If President Donald Trump is reelected, I assume that OCR will continue to remain at or near current staffing levels, Obama-era policy guidance will continue to be scuttled or shelved, and the agency’s career staff will continue doing its level best to monitor, investigate, and resolve civil rights violations.
Less clear is what will happen if Joe Biden wins the election. Biden’s website states that he plans to increase education funding dramatically and will support programs meant to ensure that “no child’s education opportunity is determined by their ZIP code, parents’ income, race, or disability.” That sounds good. However, the devil’s in the details. My first recommendation would be for him to restore OCR’s staffing to Reagan-era levels (i.e., double it) and appoint leaders at ED who will reaffirm and update Obama-era civil rights policies and protect the CRDC from recent and proposed cuts.
At the same time, OCR should become more proactive in investigating glaring achievement and opportunity gaps within and between school districts and perhaps within states, which ESSA (like NCLB before it) has done little to address. Further, OCR should more systemically share information about possible civil rights violations, gaps in student access, school climate problems, and so on with ED’s Office of Elementary and Secondary Education (which enforces ESSA).

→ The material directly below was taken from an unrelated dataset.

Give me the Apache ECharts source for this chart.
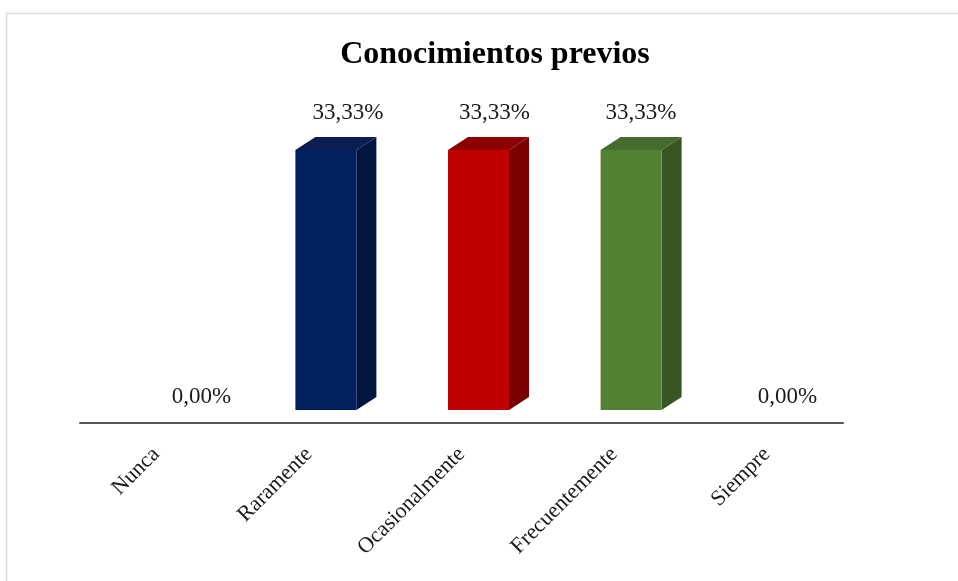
<!DOCTYPE html>
<html>
<head>
<meta charset="utf-8">
<script src="https://cdn.jsdelivr.net/npm/echarts@6/dist/echarts.min.js"></script>
<style>
  html, body { margin: 0; padding: 0; background: #fff; }
  #chart { width: 958px; height: 581px; }
</style>
</head>
<body>
<div id="chart"></div>
<script>
// Categories and percentages
var categories = ['Nunca', 'Raramente', 'Ocasionalmente', 'Frecuentemente', 'Siempre'];
var values = [0, 33.33, 33.33, 33.33, 0];
var titleText = 'Conocimientos previos';

// Face colours per category: front, side, top
var frontColors = ['#002060', '#002060', '#C00000', '#548235', '#548235'];
var sideColors  = ['#00163F', '#00163F', '#7A0000', '#375623', '#375623'];
var topColors   = ['#0B1E52', '#0B1E52', '#8E0000', '#456C2C', '#456C2C'];

var FONT = '"Liberation Serif", "Times New Roman", serif';
var chart = echarts.init(document.getElementById('chart'), null, { renderer: 'canvas' });

function fmt(v) { return v.toFixed(2).replace('.', ',') + '%'; }

// Draws a pseudo-3D column: front face, right side face and top face,
// plus its value label (labels converge slightly toward the plot centre).
function renderColumn(params, api) {
  var idx = api.value(0);
  var val = api.value(1);
  var base = api.coord([idx, 0]);
  var top = api.coord([idx, val]);
  var plotMid = params.coordSys.x + params.coordSys.width / 2;
  var cx = base[0] + 17;
  var w = 61, dx = 20, dy = -13;
  var x0 = cx - w / 2, x1 = cx + w / 2;
  var yb = base[1], yt = top[1];
  var children = [];
  if (val > 0) {
    children.push({
      type: 'polygon',
      shape: { points: [[x1, yb], [x1 + dx, yb + dy], [x1 + dx, yt + dy], [x1, yt]] },
      style: { fill: sideColors[idx] }
    });
    children.push({
      type: 'polygon',
      shape: { points: [[x0, yt], [x0 + dx, yt + dy], [x1 + dx, yt + dy], [x1, yt]] },
      style: { fill: topColors[idx] }
    });
    children.push({
      type: 'rect',
      shape: { x: x0, y: yt, width: w, height: yb - yt },
      style: { fill: frontColors[idx] }
    });
  }
  var labelX = plotMid + (base[0] - plotMid) * 0.96 + 33;
  var labelY = val > 0 ? yt + dy - 24 : yt + dy;
  children.push({
    type: 'text',
    style: {
      x: labelX, y: labelY,
      text: fmt(val),
      fill: '#1a1a1a',
      font: '23px ' + FONT,
      align: 'center', verticalAlign: 'middle'
    }
  });
  return { type: 'group', children: children };
}

var option = {
  backgroundColor: '#ffffff',
  animation: false,
  title: {
    text: titleText,
    left: 490, top: 34,
    textAlign: 'center',
    textStyle: { fontFamily: FONT, fontSize: 32, fontWeight: 'bold', color: '#000' }
  },
  graphic: [{
    type: 'rect',
    left: 4, top: 11,
    shape: { width: 1000, height: 620 },
    style: { fill: 'none', stroke: '#D9DCE3', lineWidth: 1.5 },
    silent: true, z: -1
  }],
  grid: { left: 80, right: 115, top: 98, bottom: 171 },
  xAxis: {
    type: 'category',
    data: categories,
    offset: 13,
    axisLine: { show: true, onZero: false, lineStyle: { color: '#555555', width: 2 } },
    axisTick: { show: false },
    axisLabel: {
      rotate: 45,
      margin: 28,
      fontFamily: FONT,
      fontSize: 22,
      color: '#1a1a1a'
    }
  },
  yAxis: {
    type: 'value',
    min: 0, max: 40,
    show: false
  },
  series: [{
    type: 'custom',
    renderItem: renderColumn,
    data: values.map(function (v, i) { return [i, v]; }),
    encode: { x: 0, y: 1 },
    clip: false
  }]
};
chart.setOption(option);
</script>
</body>
</html>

Finally, the White House should work with Congress to encourage states, districts, and the executive branch to return to the business of eradicating racial segregation from schools. Congress should also explore legal avenues to increase the ability of the departments of Education and Justice to eliminate racial segregation and race-based educational disparities in states and districts. This is essential because, despite all its fine work in this area, only 8% of OCR’s substantive resolutions since 2013 have addressed racial discrimination (OCR, 2019). OCR should also collaborate with other ED offices and federal and state agencies to establish or reinvigorate technical assistance teams and grant programs designed to reduce racial segregation and close opportunity gaps.
No single federal agency can enforce its way to equity — to reach that goal will take concerted action across the federal government, as well as a renewed commitment from state and local governments, school communities, and advocates. Still, OCR could be poised to play a much larger role in the coming years to help schools and educators pick up the baton from the civil rights movement.